To make positioning evaluation objective, Volpara had to ensure the PGMI metrics were quantifiable. With the PGMI evaluation system being designed for visual assessment, some metrics such as “sufficient pectoral muscle” are not clearly defined, while others, such as “posterior nipple line” are. Additionally, it was necessary to understand the relative weighting of each metric on the outcome of PGMI evaluation. The failure to adequately demonstrate some metrics (e.g., cut-off of the breast) is so detrimental to a high-quality mammogram, that an Inadequate score will be assigned, regardless of the demonstration of other metrics.
Because Volpara’s positioning evaluation is entirely automated, it is applicable to every mammogram. To date, it has been applied to close to 60 million mammography images from 40 countries, including North America, New Zealand, and Australia, and represents the largest known automated breast positioning assessment cohort.
Volpara is also excited to announce its newest mammography quality initiative: Analytics in ActionTM. This program is designed to help breast centers foster a culture of recognition, reward, and continuous performance improvement based on objective data from Volpara Analytics.
In summary, optimal breast positioning and the production of high-quality mammograms is of the utmost importance in early cancer detection. Volpara has demonstrated that artificial intelligence (AI) is hugely beneficial in accurate and objective assessment of mammography positioning, and in helping breast centers to provide mammograms of the highest quality to their patients.
Interested in learning more about PGMI image evaluation, read the whitepaper on Volpara’s automated image quality assessment.
References:
1. U.S. Food and Drug Administration (2017). Poor Positioning Responsible For Most Clinical Image Deficiencies, Failures. Retrieved March 28, 2022, from https://www.fda.gov/radiation-emitting-products/mqsa-insights/poor-positioning-responsible-most-clinical-image-deficiencies-failures.
2. Salkowski, L. R., Elezaby, M., Fowler, A.M., Burnside, E., Woods, R. W., Strigel, R. M. (2019). Comparison of screening full-field digital mammography and digital breast tomosynthesis technical recalls. Journal of Medical Imaging, 6(3), 1.
3. Miller, L. C. (2015). Repeats, Rejects and Recalls: How Many is Too Many? The Member Newsletter of the Society of Breast Imaging, 2015(2).
4. Eom, H-J., Cha, J. H., Kang, J-W., Choi, W. J., Kim, H. J., Go, E. (2018). Comparison of variability in breast density assessment by BI-RADS category according to the level of experience. Acta Radiologica, 59(5):527–532.

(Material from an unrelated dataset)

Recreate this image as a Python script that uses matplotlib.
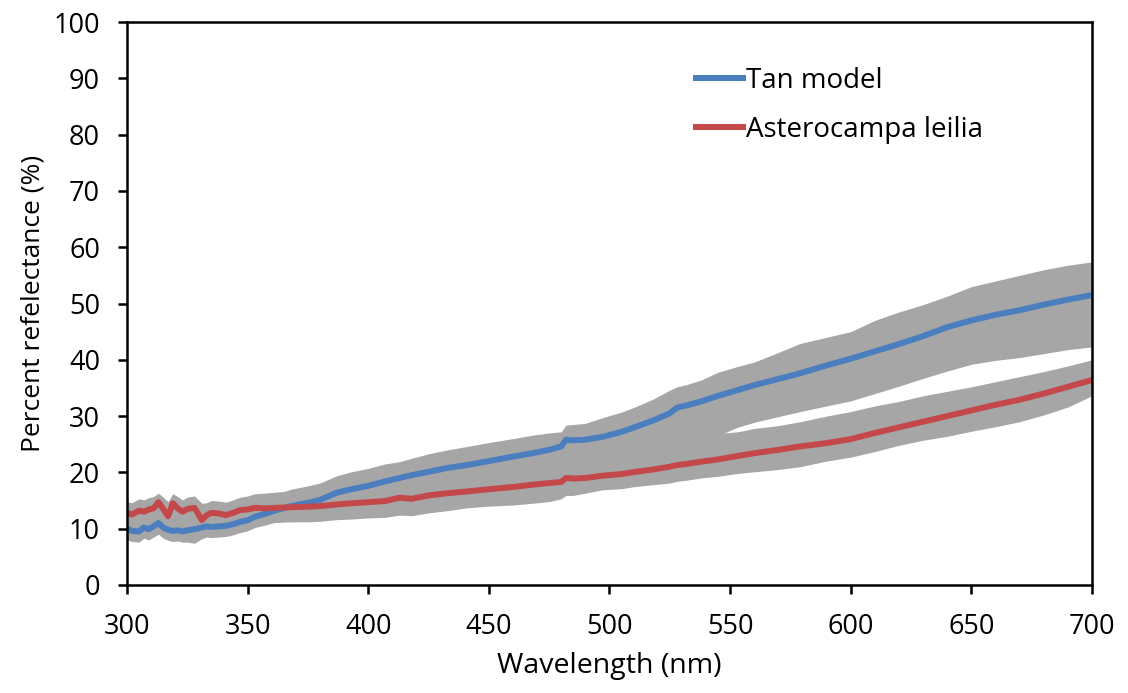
import numpy as np
import matplotlib
matplotlib.use("Agg")
import matplotlib.pyplot as plt

plt.rcParams['font.family'] = ['Open Sans', 'DejaVu Sans']

# wavelength grid (nm)
wl = [300, 302, 305, 307, 309, 311, 313, 315, 317, 319, 321, 323, 325, 328, 331,
      333, 335, 338, 341, 344, 347, 350, 353, 357, 362, 368, 375, 380, 387, 393,
      400, 407, 413, 418, 425, 433, 441, 450, 460, 468, 475, 480, 482, 485, 490,
      497, 505, 511, 518, 525, 528, 532, 538, 545, 553, 560, 570, 579, 590, 600,
      610, 620, 630, 640, 650, 660, 670, 680, 690, 700]

# Tan model mean and band edges
tan_mean = [10.0, 9.6, 9.5, 10.2, 9.9, 10.4, 11.0, 10.2, 9.8, 9.6, 9.7, 9.5, 9.7, 9.9, 10.2,
            10.4, 10.3, 10.4, 10.5, 10.8, 11.2, 11.5, 12.1, 12.6, 13.3, 14.0, 14.6, 15.1, 16.4, 17.0,
            17.6, 18.4, 19.0, 19.5, 20.1, 20.8, 21.3, 22.0, 22.8, 23.4, 24.0, 24.6, 25.8, 25.7, 25.8,
            26.3, 27.2, 28.1, 29.2, 30.5, 31.5, 31.9, 32.6, 33.6, 34.6, 35.5, 36.6, 37.6, 39.0, 40.2,
            41.5, 42.8, 44.2, 45.8, 47.0, 48.0, 48.8, 49.8, 50.7, 51.5]
tan_upper = [12.4, 12.0, 11.9, 12.7, 12.4, 12.9, 13.5, 12.7, 12.3, 12.1, 12.2, 12.0, 12.2, 12.4, 12.8,
             13.0, 12.9, 13.0, 13.1, 13.5, 13.9, 14.2, 14.9, 15.4, 16.2, 17.0, 17.6, 18.1, 19.4, 20.1,
             20.7, 21.5, 21.9, 22.5, 23.3, 24.0, 24.6, 25.3, 26.0, 26.6, 27.0, 27.2, 28.4, 28.5, 28.7,
             29.7, 30.7, 31.7, 33.0, 34.6, 35.2, 35.6, 36.4, 37.8, 38.8, 39.6, 41.3, 42.9, 44.0, 45.0,
             47.0, 48.5, 49.8, 51.3, 53.0, 54.0, 55.0, 56.0, 56.8, 57.4]
tan_lower = [8.0, 7.7, 7.6, 8.3, 8.0, 8.5, 9.0, 8.3, 7.9, 7.7, 7.8, 7.6, 7.6, 7.4, 8.2,
             8.5, 8.4, 8.5, 8.6, 8.9, 9.3, 9.6, 10.2, 10.6, 11.2, 11.8, 12.3, 12.8, 13.6, 14.2,
             14.6, 15.2, 15.7, 16.1, 16.6, 17.2, 17.6, 18.2, 18.9, 19.5, 20.0, 20.5, 21.2, 21.3, 21.6,
             22.0, 22.5, 23.0, 23.7, 24.4, 24.7, 25.0, 25.6, 26.5, 28.0, 28.9, 29.9, 30.8, 31.8, 32.7,
             34.0, 35.3, 36.7, 38.0, 39.2, 39.9, 40.4, 41.1, 41.8, 42.3]

# Asterocampa leilia mean and band edges
al_mean = [12.8, 12.5, 13.2, 13.0, 13.4, 13.6, 14.7, 13.5, 12.2, 14.5, 13.6, 13.0, 13.5, 13.7, 11.5,
           12.4, 12.8, 12.7, 12.4, 12.8, 13.3, 13.4, 13.7, 13.6, 13.7, 13.8, 13.9, 14.0, 14.3, 14.5,
           14.7, 14.9, 15.5, 15.3, 15.9, 16.3, 16.6, 17.0, 17.4, 17.8, 18.1, 18.3, 19.0, 18.9, 19.0,
           19.4, 19.7, 20.1, 20.5, 21.0, 21.3, 21.5, 21.9, 22.3, 22.9, 23.4, 24.0, 24.6, 25.2, 25.9,
           27.0, 28.0, 29.0, 30.0, 31.0, 32.0, 32.9, 34.0, 35.2, 36.4]
al_upper = [14.8, 14.6, 15.3, 15.1, 15.5, 15.7, 16.3, 15.6, 14.8, 16.2, 15.7, 15.1, 15.6, 15.8, 14.5,
            14.6, 15.0, 14.9, 14.7, 15.1, 15.6, 15.8, 16.2, 16.3, 16.5, 16.7, 16.9, 17.1, 17.4, 17.7,
            18.0, 18.3, 18.9, 18.8, 19.4, 19.9, 20.3, 20.8, 21.3, 21.7, 22.0, 22.3, 23.0, 22.9, 23.0,
            23.4, 23.9, 24.4, 25.0, 25.6, 25.9, 26.1, 26.5, 26.9, 27.2, 27.8, 28.3, 29.0, 30.0, 30.8,
            31.8, 32.6, 33.6, 34.4, 35.2, 36.1, 37.0, 37.9, 38.9, 40.0]
al_lower = [10.6, 10.4, 11.0, 10.9, 11.2, 11.4, 12.4, 11.3, 10.2, 12.2, 11.4, 10.9, 11.3, 11.4, 9.4,
            10.3, 10.6, 10.5, 10.3, 10.6, 11.0, 11.0, 11.2, 11.1, 11.1, 11.2, 11.2, 11.3, 11.6, 11.7,
            11.9, 12.0, 12.4, 12.3, 12.8, 13.2, 13.7, 14.0, 14.2, 14.5, 14.8, 15.3, 15.9, 15.9, 16.3,
            16.9, 17.1, 17.5, 17.8, 18.1, 18.4, 18.6, 19.0, 19.3, 19.8, 20.1, 20.5, 21.0, 22.0, 22.7,
            23.7, 24.8, 25.7, 26.4, 27.3, 28.1, 29.0, 30.2, 31.6, 33.6]

fig, ax = plt.subplots(figsize=(11.28, 6.93), dpi=100)
fig.subplots_adjust(left=0.1126, right=0.968, bottom=0.156, top=0.968)

gray = '#a6a6a6'
ax.fill_between(wl, tan_lower, tan_upper, color=gray, lw=0)
ax.fill_between(wl, al_lower, al_upper, color=gray, lw=0)
ax.plot(wl, tan_mean, color='#4a7ebf', lw=4.3, label='Tan model')
ax.plot(wl, al_mean, color='#c4484a', lw=4.3, label='Asterocampa leilia')

ax.set_xlim(300, 700)
ax.set_ylim(0, 100)
ax.set_xticks(np.arange(300, 701, 50))
ax.set_yticks(np.arange(0, 101, 10))
ax.tick_params(direction='out', length=6.5, width=1.8, labelsize=19.5)
ax.tick_params(axis='y', pad=13)
ax.tick_params(axis='x', pad=14)
for s in ax.spines.values():
    s.set_linewidth(1.8)
    s.set_color('black')

ax.set_xlabel('Wavelength (nm)', fontsize=20.5, labelpad=8)
ax.set_ylabel('Percent refelectance (%)', fontsize=19, labelpad=6)

ax.legend(loc='upper left', bbox_to_anchor=(0.578, 0.94), frameon=False,
          fontsize=20, handlelength=1.7, handletextpad=0.1, labelspacing=0.75,
          borderaxespad=0)

plt.savefig('out.png', dpi=100)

5. Sprague, B. L., et al. 2016. Variation in Mammographic Breast Density Assessments Among Radiologists in Clinical Practice. Annals of Internal Medicine 4;165(7):457–464.
6. Boyce, M., Gullien, R., Parashar, D., Taylor, K. (2015). Comparing the use and interpretation of PGMI scoring to assess the technical quality of screening mammograms in the UK and Norway. Radiography, 21(4):342–347.
7. Taylor, K., et al. (2017). Mammographic image quality in relation to positioning of the breast: A multicentre international evaluation of the assessment systems currently used, to provide an evidence base for establishing a standardised method of assessment. Radiography, 23(4):343–349.
8. Talpin, S. H., Rutter, C. M., Finder, C., Mandelson, M. T., Houn, F., White, E. (2002). Screening Mammography: Clinical Image Quality and the Risk of Interval Breast Cancer. American Journal of Roentgenology, 178(4):797-803.